The deputy determined the animal needed to be taken down, so he used his department-issued shotgun to shoot the animal twice.

Earlier in the month, a Rockdale County man killed a fox with a knife after it attacked a 3-year-old child who was visiting at his home on Flat Shoals Road.

The girl was taken to Rockdale Medical Center by ambulance where she received the first of five rounds of rabies vaccine.

This was the second time a fox had approached someone at that location. Two weeks earlier, a fox came out from underneath a truck and bit a man several times on his legs. However, the man was wearing thick socks so the bites never broke the skin.

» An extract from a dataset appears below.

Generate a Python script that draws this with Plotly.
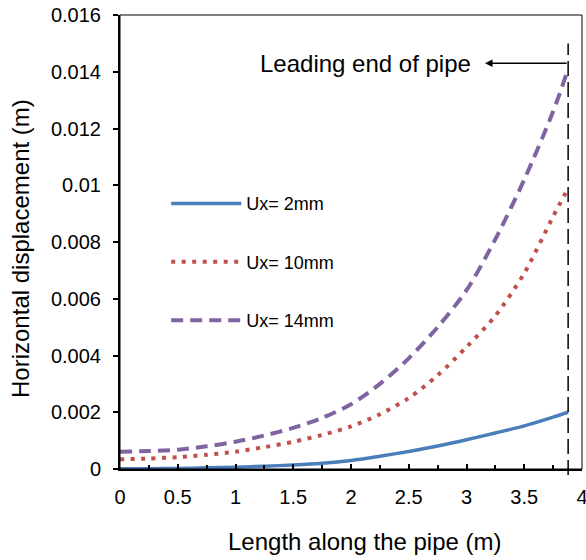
import plotly.graph_objects as go

# ---- data ----
length_m = [0, 0.25, 0.5, 0.75, 1, 1.25, 1.5, 1.75, 2, 2.25, 2.5, 2.75, 3, 3.25, 3.5, 3.75, 3.88]
ux_2mm = [0.00001, 0.00001, 0.00002, 0.00004, 0.00006, 0.0001, 0.00014, 0.0002, 0.0003,
          0.00045, 0.00062, 0.00081, 0.00103, 0.00127, 0.00152, 0.00183, 0.002]
ux_10mm = [0.00034, 0.00037, 0.00042, 0.0005, 0.00061, 0.00077, 0.00096, 0.0012, 0.0015,
           0.00193, 0.0025, 0.0033, 0.0043, 0.0054, 0.0069, 0.0089, 0.0099]
ux_14mm = [0.00061, 0.00063, 0.00068, 0.0008, 0.00096, 0.00118, 0.00145, 0.0018, 0.00228,
           0.003, 0.0039, 0.005, 0.0063, 0.0081, 0.0102, 0.0126, 0.0141]
series_names = ["Ux= 2mm", "Ux= 10mm", "Ux= 14mm"]
y_tickvals = [0, 0.002, 0.004, 0.006, 0.008, 0.01, 0.012, 0.014, 0.016]
y_ticktext = ["0", "0.002", "0.004", "0.006", "0.008", "0.01", "0.012", "0.014", "0.016"]
x_tickvals = [0, 0.5, 1, 1.5, 2, 2.5, 3, 3.5, 4]
x_ticktext = ["0", "0.5", "1", "1.5", "2", "2.5", "3", "3.5", "4"]
x_title = "Length along the pipe (m)"
y_title = "Horizontal displacement (m)"
leading_end = length_m[-1]
annotation_y = 0.0143
arrow_head_x = 3.16
label_right_x = 3.055

FONT = "Liberation Sans, Arial, sans-serif"

fig = go.Figure()
fig.add_trace(go.Scatter(x=length_m, y=ux_2mm, name=series_names[0], mode="lines",
                         line=dict(color="#4A7EBB", width=3.5, shape="spline", smoothing=0.8),
                         legendgroup="a"))
fig.add_trace(go.Scatter(x=length_m, y=ux_10mm, name=series_names[1], mode="lines",
                         line=dict(color="#C0504D", width=4, dash="4px,6.5px", shape="spline", smoothing=0.8),
                         legendgroup="b"))
fig.add_trace(go.Scatter(x=length_m, y=ux_14mm, name=series_names[2], mode="lines",
                         line=dict(color="#8064A2", width=4, dash="12px,7px", shape="spline", smoothing=0.8),
                         legendgroup="c"))

# vertical dashed line at leading end
fig.add_shape(type="line", xref="x", yref="paper", x0=leading_end, x1=leading_end,
              y0=-0.013, y1=0.937, line=dict(color="black", width=1.5, dash="15px,6px"))
# frame (top/right thin)
fig.add_shape(type="rect", xref="paper", yref="paper", x0=0, x1=1, y0=0, y1=1,
              line=dict(color="black", width=1))

fig.add_annotation(x=arrow_head_x, y=annotation_y, ax=leading_end, ay=annotation_y,
                   xref="x", yref="y", axref="x", ayref="y", text="", showarrow=True,
                   arrowhead=2, arrowsize=1, arrowwidth=1.5, arrowcolor="black", standoff=0,
                   startstandoff=0)
fig.add_annotation(x=label_right_x, y=annotation_y, xref="x", yref="y", text="Leading end of pipe",
                   showarrow=False, xanchor="right", yanchor="middle",
                   font=dict(family=FONT, size=24, color="black"))
# axis titles
fig.add_annotation(x=0.531, y=(469 - 541.5) / 454, xref="paper", yref="paper", text=x_title,
                   showarrow=False, xanchor="center", yanchor="middle",
                   font=dict(family=FONT, size=24, color="black"))
fig.add_annotation(x=-0.2165, y=(469 - 248) / 454, xref="paper", yref="paper", text=y_title,
                   showarrow=False, textangle=-90, xanchor="center", yanchor="middle",
                   font=dict(family=FONT, size=24, color="black"))

fig.update_layout(
    width=586, height=560,
    margin=dict(l=120, r=4, t=15, b=91, autoexpand=False),
    paper_bgcolor="white", plot_bgcolor="white",
    font=dict(family=FONT, size=18, color="black"),
    showlegend=True,
    legend=dict(x=0.1, y=0.625, xanchor="left", yanchor="top", bgcolor="rgba(0,0,0,0)",
                font=dict(family=FONT, size=18, color="black"), itemwidth=70,
                traceorder="grouped", tracegroupgap=32),
    xaxis=dict(range=[0, 4], tickvals=x_tickvals, ticktext=x_ticktext, ticks="inside",
               ticklen=5, tickwidth=1.5, tickcolor="black", showline=True, linecolor="black",
               linewidth=2, showgrid=False, zeroline=False, ticklabeloverflow="allow",
               automargin=False,
               minor=dict(dtick=0.25, ticks="inside", ticklen=4, tickwidth=1.5, tickcolor="black"),
               tickfont=dict(family=FONT, size=20), ticklabelstandoff=9),
    yaxis=dict(range=[0, 0.016], tickvals=y_tickvals, ticktext=y_ticktext, ticks="outside",
               ticklen=5, tickwidth=1.5, tickcolor="black", showline=True, linecolor="black",
               linewidth=2, showgrid=False, zeroline=False, automargin=False,
               tickfont=dict(family=FONT, size=20), ticklabelstandoff=8),
)

fig.write_html("out.html")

Ciji Baker, shelter manager for Rockdale County Animal Care and Control, said toward the end of June, a man on Pembroke Court was attacked by a fox that later tested positive for rabies.

In January, a fox that also tested positive for rabies had attacked two people at St. George Place in Conyers.

Baker said that the number of reported bites from animals with rabies this year is the highest in his 13 years with Animal Care and Control.

That said, he does not believe there is an epidemic of rabies.

“It’s summer and in the summer, you’re gong to see wild animals, like foxes, raccoons and coyotes. Those are all carriers of rabies,” Baker said.

Teri Key-Hooson, director of the Newton County Animal Shelter, said there have been only two reports of rabid animals in Newton County this year — a skunk that tested positive in January and another skunk with rabies in March.

“I say that with caution. It’s not that it’s not out there; it just hasn’t surfaced yet,” she said.

Rabies is a virus that is seen primarily in wild mammals, such as skunks, raccoons, coyotes, foxes and bats, and is passed when an infected animal bites another animal.

Baker said there are a number of reasons to account for a spike in the number of animal bites. For one thing, Baker said, construction eats into the natural habitat of these animals, so in some ways they are displaced.

At the same time, animals are adjusting to their surroundings.

“They become accustomed to human activity, getting used to that environment, so they don’t stay hidden and may venture out more because they’re used to seeing you every day,” he said.

In any event, Baker advised that people use caution when outside and never approach a wild animal.

He also said not to leave pet food on the back porch and to make sure a lid is on all trash cans.

“You want to prevent wild animals from wanting to be on your property – you don’t want them to have a free buffet in your back yard,” Baker said.

He said to make sure all pets, such as cats and dogs, are up to date on their rabies shots.